Если бы Ларионов бросил свои бомбы 3 июня, на что имел полное право, предполагая неудачу московской группы (что и соответствовало действительному положению вещей – покушение в Москве было в ночь на 3-е), то еще можно было бы говорить о «нервах». Но группа ждет еще целых четыре дня и только вечером 7 июня выполняет свое задание, т. е. проявляет совершенно исключительную выдержку. Сколько же надо было ждать…
Если английскому «историку» потребовались кое-какие «построения» для доказательства «передержки срока», то его польский коллега принял британские рассуждения за уже существовавший факт. Г-н Врага просто заявляет, что «эта тройка выполнила возложенную на нее задачу благодаря тому, что уклонилась от инструкций, данных ей Опперпутом». Так вырабатывался дружными усилиями «очень осведомленных историков» штамп о «фактах» в истории большевистских провокаций.
Агент Интеллидженс сервис в доказательство провокаторства генерала Монкевица приводил выдумку собственного изобретения («о мощных офицерских организациях в СССР») и слухи. Главным же «документом» у него было анонимное сообщение газеты «Руль» от 9.12.26 г., в котором говорилось, что генерал Монкевиц предал лейтенанта Старка{76}
. Последний не принадлежал к КО, а был как раз многолетним курьером иностранных разведок, и предательство, таким образом, не могло быть совершено генералом Монкевицем. Никаких фактов больше не сообщалось.Г-н Врага превращает генерала Монкевица в начальника штаба генерала Врангеля (начальниками штаба были последовательно генерал Шатилов и генерал Миллер): было от чего «ахнуть». Но допустимо ли это сообщать широкой публике… Не приведя ни одного факта предательства генерала Монкевица, г. Врага сообщил, что, «по нашим сведениям», Монкевиц еще в 1932 году служил в ГПУ в Москве. Оставляем эти сведения на совести господина историка и сделаем небольшое сравнение.
«Некоторые разведки установили, – говорит он же, – даже в консульствах или при своих дипломатических представителях в Москве особых офицеров связи для контакта с представителями МОР на советской территории». Так как г. Врага никогда в СССР не был, то, пожалуй, интересно послушать тех, кто там был.

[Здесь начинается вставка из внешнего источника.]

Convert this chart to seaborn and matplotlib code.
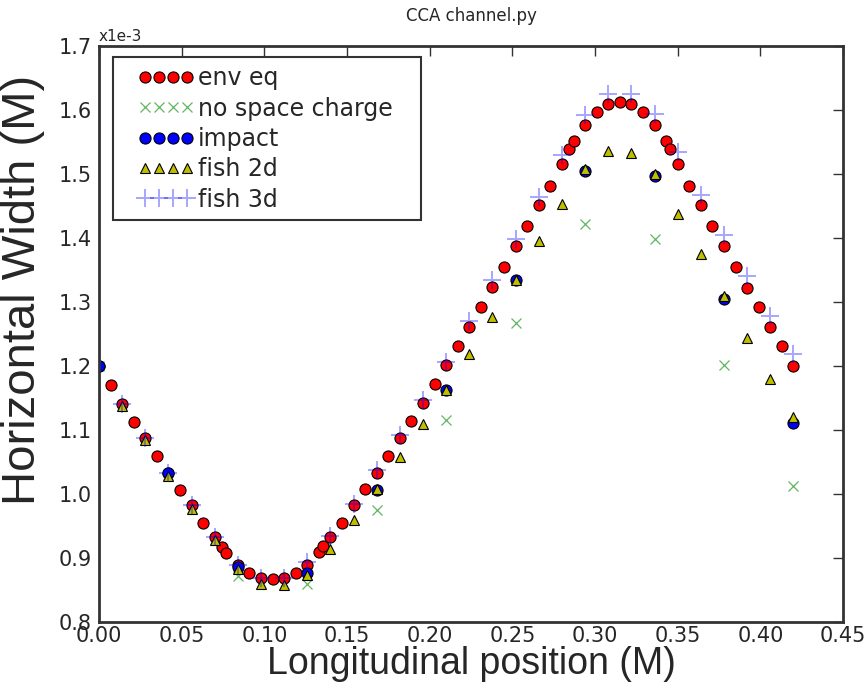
import numpy as np
import pandas as pd
import matplotlib
matplotlib.use("Agg")
import matplotlib.pyplot as plt
from matplotlib import font_manager
from matplotlib.patches import Rectangle
import seaborn as sns

# env eq (fine sampling), widths in units of 1e-3 m
env_z = [0.000, 0.007, 0.014, 0.021, 0.028, 0.035, 0.042, 0.049, 0.056, 0.063,
         0.070, 0.0746, 0.0768, 0.084, 0.091, 0.098, 0.105, 0.112, 0.119, 0.126,
         0.1333, 0.1357, 0.140, 0.147, 0.154, 0.161, 0.168, 0.175, 0.182, 0.189,
         0.196, 0.203, 0.210, 0.217, 0.224, 0.231, 0.238, 0.245, 0.252, 0.259,
         0.266, 0.273, 0.280, 0.2845, 0.2873, 0.294, 0.301, 0.308, 0.315, 0.322,
         0.329, 0.336, 0.343, 0.3455, 0.350, 0.357, 0.364, 0.371, 0.378, 0.385,
         0.392, 0.399, 0.406, 0.413, 0.420]
env_w = [1.200, 1.171, 1.141, 1.113, 1.0875, 1.059, 1.032, 1.006, 0.982, 0.955,
         0.933, 0.917, 0.908, 0.889, 0.876, 0.869, 0.867, 0.869, 0.876, 0.889,
         0.909, 0.918, 0.933, 0.955, 0.982, 1.007, 1.033, 1.059, 1.088, 1.114,
         1.142, 1.1725, 1.201, 1.231, 1.261, 1.292, 1.323, 1.355, 1.387, 1.418,
         1.451, 1.482, 1.516, 1.539, 1.551, 1.577, 1.597, 1.609, 1.6125, 1.609,
         1.597, 1.577, 1.551, 1.539, 1.516, 1.482, 1.451, 1.418, 1.387, 1.355,
         1.3225, 1.292, 1.261, 1.231, 1.200]

# no space charge and impact (coarse sampling)
coarse_z = [0.000, 0.042, 0.084, 0.126, 0.168, 0.210, 0.252, 0.294, 0.336, 0.378, 0.420]
nosc_w = [1.200, 1.030, 0.872, 0.859, 0.9756, 1.1163, 1.2672, 1.4214, 1.399, 1.2011, 1.012]
impact_w = [1.200, 1.033, 0.886, 0.8766, 1.006, 1.162, 1.334, 1.505, 1.4964, 1.3053, 1.1109]

# fish 2d / fish 3d
fish_z = [0.014, 0.028, 0.042, 0.056, 0.070, 0.084, 0.098, 0.112, 0.126, 0.140,
          0.154, 0.168, 0.182, 0.196, 0.210, 0.224, 0.238, 0.252, 0.266, 0.280,
          0.294, 0.308, 0.322, 0.336, 0.350, 0.364, 0.378, 0.392, 0.406, 0.420]
fish2d_w = [1.1375, 1.084, 1.0277, 0.976, 0.9277, 0.882, 0.859, 0.857, 0.873, 0.9147,
            0.960, 1.0073, 1.0578, 1.110, 1.1631, 1.2183, 1.2766, 1.335, 1.395, 1.4532,
            1.508, 1.5355, 1.5328, 1.500, 1.4381, 1.375, 1.310, 1.2444, 1.1803, 1.1203]
fish3d_w = [1.141, 1.088, 1.032, 0.982, 0.933, 0.889, 0.869, 0.869, 0.893, 0.935,
            0.985, 1.037, 1.092, 1.147, 1.206, 1.270, 1.334, 1.399, 1.464, 1.529,
            1.592, 1.6245, 1.6245, 1.594, 1.534, 1.4667, 1.404, 1.340, 1.278, 1.218]


def pick_font(names, fallback="DejaVu Sans"):
    have = {f.name for f in font_manager.fontManager.ttflist}
    for n in names:
        if n in have:
            return n
    return fallback


def main():
    sns.set_style("white")
    plt.rcParams["font.family"] = ["DejaVu Sans"]
    label_font = pick_font(["Liberation Sans", "Arial"])
    narrow_font = pick_font(["Liberation Sans Narrow", "DejaVu Sans"])

    fig = plt.figure(figsize=(8.67, 6.99), dpi=100)
    ax = fig.add_axes([0.1142, 0.1102, 0.8581, 0.8240])

    series = [
        (env_z, env_w, "env eq", dict(marker="o", color="r", markersize=8,
                                      markeredgecolor="black", markeredgewidth=0.8)),
        (coarse_z, nosc_w, "no space charge", dict(marker="x", color="g", markersize=7,
                                                    markeredgecolor="#2e9e2e",
                                                    markeredgewidth=0.9, alpha=0.75)),
        (coarse_z, impact_w, "impact", dict(marker="o", color="b", markersize=8,
                                            markeredgecolor="black", markeredgewidth=0.8)),
        (fish_z, fish2d_w, "fish 2d", dict(marker="^", color="y", markersize=7,
                                           markeredgecolor="black", markeredgewidth=0.8)),
        (fish_z, fish3d_w, "fish 3d", dict(marker="+", color="b", markersize=13,
                                           markeredgecolor="b",
                                           markeredgewidth=1.4, alpha=0.35)),
    ]
    for z, w, name, style in series:
        df = pd.DataFrame({"z": z, "w": w})
        sns.lineplot(data=df, x="z", y="w", estimator=None, sort=False,
                     linestyle="none", label=name, ax=ax, **style)

    ax.set_xlim(0, 0.45)
    ax.set_ylim(0.8, 1.7)
    ax.set_xticks(np.arange(0, 0.451, 0.05))
    ax.set_xticklabels(["%.2f" % v for v in np.arange(0, 0.451, 0.05)],
                       fontsize=15, family=narrow_font)
    ax.set_yticks(np.arange(0.8, 1.701, 0.1))
    ax.set_yticklabels(["%.1f" % v for v in np.arange(0.8, 1.701, 0.1)], fontsize=15)
    ax.tick_params(direction="in", length=7, width=1, top=True, right=True,
                   color="#333333")
    ax.tick_params(axis="y", pad=5)
    ax.tick_params(axis="x", pad=3)
    for s in ax.spines.values():
        s.set_color("#333333")
        s.set_linewidth(2)

    ax.set_xlabel("Longitudinal position (M)", fontsize=27, family=label_font, labelpad=0)
    ax.set_ylabel("Horizontal Width (M)", fontsize=34, family=label_font)
    ax.yaxis.set_label_coords(-0.073, 0.576)
    ax.set_title("CCA channel.py", fontsize=12, pad=18)
    ax.text(0.0, 1.004, "x1e-3", transform=ax.transAxes, fontsize=11,
            ha="left", va="bottom")

    # legend entries without frame, frame drawn as a wider box like the old style
    leg = ax.legend(loc="upper left", numpoints=4, fontsize=17, frameon=False,
                    handlelength=2.4, handletextpad=0.15, labelspacing=0.27,
                    borderpad=0, borderaxespad=0, bbox_to_anchor=(0.052, 0.965))
    ax.add_patch(Rectangle((0.0188, 0.698), 0.414, 0.283, transform=ax.transAxes,
                           facecolor="none", edgecolor="#333333", linewidth=1.5,
                           zorder=leg.get_zorder()))

    fig.savefig("out.png", dpi=100)


if __name__ == "__main__":
    main()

Бывший латвийский дипломат г. Озолс в своей книге («Мемуары посланника», Париж, 1939) описывает «ту ужасающую, зараженную предательством атмосферу, которая создана большевиками вокруг и даже внутри иностранных посольств. В этом Наркоминдел является орудием в руках ГПУ. От шпионажа и провокации невозможно избавиться даже в самом здании посольства: агентами ГПУ оказывались не только низшие служащие, но подчас и весьма ответственные работники посольского аппарата. ГПУ довело до виртуозности метод вербовки нужных ему посольских служащих, сначала вовлекая их в действия, способные скомпрометировать, а затем подчиняя их своей воле угрозой разоблачения. В результате именно таких махинаций покончил с собой в те годы в Москве японский военный агент».
Вокруг посольств, рассказывает г. Озолс (был в Москве как раз во времена т. наз. «Треста», с 1923–1929 гг.), «были установлены наблюдательные посты в домах напротив и на углу улицы. Недалеко дежурили еще служебные автомобили и мотоциклеты». И теперь спросим историка, могли ли особые офицеры связи в описанной г. Озолсом обстановке развивать конспирацию с МОР…
Те факты, которые в небольшом количестве были известны господам историкам, говорили не только о нашей общей малоосведомленности, но они настоятельно им указывали воздержаться от описания того, о чем они имели лишь очень примитивное представление.
Убийство Войкова и дело Бориса Коверды{77}
Предисловие
В основу настоящего издания мною положена изданная в Варшаве на польском языке Союзом Юристов с Восточных Окраин Польши брошюра о процессе Бориса Коверды в варшавском чрезвычайном суде. С любезного согласия издателей этой брошюры я перевел ее полностью на русский язык. Однако для русского читателя, интересующегося подробностями убийства Войкова и дела Коверды, ее содержание не может быть признано достаточным. Поэтому я дополнил его некоторыми подробностями, относящимися как к самому ходу процесса, показаниям свидетелей, заявлениям самого Бориса Коверды в суде, так, особенно, к той обстановке, в которой этот процесс протекал и в которой произошло убийство Войкова. С этой целью я пользовался собственными записями, сделанными во время процесса в зале суда, и личными впечатлениями, вынесенными в день убийства Войкова и в день процесса Коверды. Необходимость считаться с размером настоящего издания помешала мне дополнить его рядом других подробностей, относящихся главным образом к тем политическим событиям, которые были вызваны убийством Войкова. Таким образом, оценка этого события не входила в мою задачу. Текст речей обвинителя и защитников в процессе Коверды дан мною в точном переводе с авторизованного польского текста.